Inclusive a tela que estampa a nossa capa. Que é, na verdade, imensa. Tem mais de cinco metros de altura, e ganhará uma gêmea, que está em pleno processo de criação. “É Brasília”, a artista explica. “São os tons de verde presentes na bandeira de Brasília, se encontrando e se entrelaçando, como é a vida aqui”, explica. Há, ainda, os tons amarelados – também presentes na bandeira distrital – e os azulados, que remetem ao céu da cidade.

É que, para Betty, o céu não é o limite. Depois de criar os filhos, tornar-se artista plástica e fazer sucesso, no final dos anos 80 resolveu realizar o mais ousado sonho: o de pilotar. Ela e Luiz Carlos tiraram o brevê e foram, cada um em um avião, até Goiânia, para dar início a essa nova paixão. Desde então, ganharam o Brasil.

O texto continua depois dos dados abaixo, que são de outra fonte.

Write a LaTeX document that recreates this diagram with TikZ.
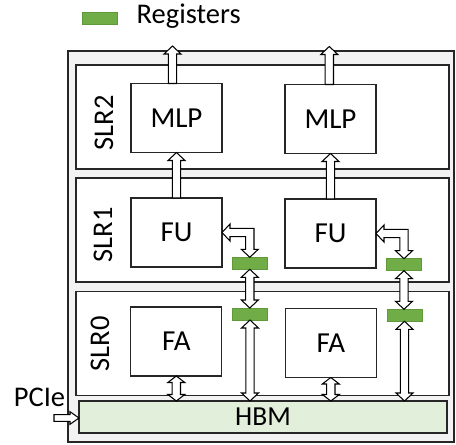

“Quase todas as obras vieram no meu aviãozinho. As grandes, não. Mas a maioria das peças de artesanato brasileiro vieram nele. Não existe distância pra gente porque a distância é muito relativa. Você fala ‘ah, são quatro, cinco horas de voo até chegar a Teresina’. É, mas eu também não tenho combustível pra chegar lá. Então a gente ia parando no meio do nada, porque as pistas… Não sei como é que tinha combustível. E o que é que aconteceu: antes nós éramos jovens e tínhamos um avião velho. Agora temos um avião moderno e somos velhos”, completa, às gargalhadas.